La estrategia funcionó, pero fue la semilla del levantamiento posterior que dará fin al impero colonial español en este país. No se pierde la legitimidad en vano, algo que debería considerar el presidente Santos, quien en un acto de absoluta irresponsabilidad ha acusado públicamente a los campesinos, sin prueba alguna, de estar dirigidos por la guerrilla de las FARC, insurgencia que hace presencia activa desde hace décadas en esa región. Sin embargo, Santos ha desconocido la naturaleza legal de las organizaciones campesinas y, sobre todo, ha dado carta blanca a los gatillos fáciles de militares y policías para que hagan uso de sus armas, con el resultado conocido de la muerte de cuatro labriegos y de graves heridas a varias decenas más. Un reportero captó a los militares emboscados, disparando sus fusiles contra gentes desarmadas, envalentonados seguramente por las declaraciones de su jefe máximo, el señor presidente de la República, don Juan Manuel Santos.
Si el gobierno no quiere solucionar de otra forma problemas tan sencillos como éste del Catatumbo, donde las peticiones no pueden ser más modestas, arroja con ello serias dudas sobre su voluntad real de llevar a la práctica lo acordado con la insurgencia en La Habana. Si es que no puede, la cosa es aún peor: en Cuba las FARC estarían dialogando en vano al tratar con quien no representa el poder efectivo. En cada caso, no sólo ellos sino la sociedad toda y, en particular, los movimientos sociales tienen toda la legitimidad del mundo para exigir al gobierno una posición clara y el fin de las ambivalencias de hablar de paz y al mismo tiempo disparar sobre gentes indefensas.
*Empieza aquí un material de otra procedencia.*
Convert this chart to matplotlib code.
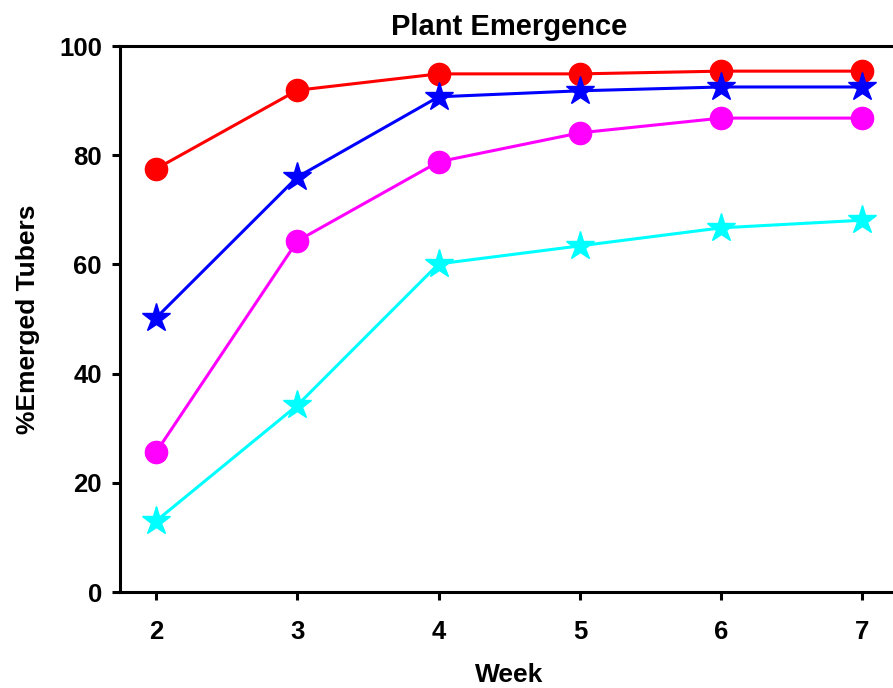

Los Comuneros no entraron entonces a Santa Fé de Bogotá, pero un par de años después el mismo pueblo se encargó de poner las cosas en su sitio. Ojalá Humberto De la Calle, negociador del gobierno en La Habana, no quiera hacer de moderno Caballero y Góngora, quien de negociador y traidor pasó luego a ser virrey, pues nada indica que los insurgentes se vayan a contentar con meras promesas. Tampoco los movimientos sociales están dispuestos a ver, como aquellos Comuneros, las cabezas de sus dirigentes puestas como escarmiento en las plazas públicas.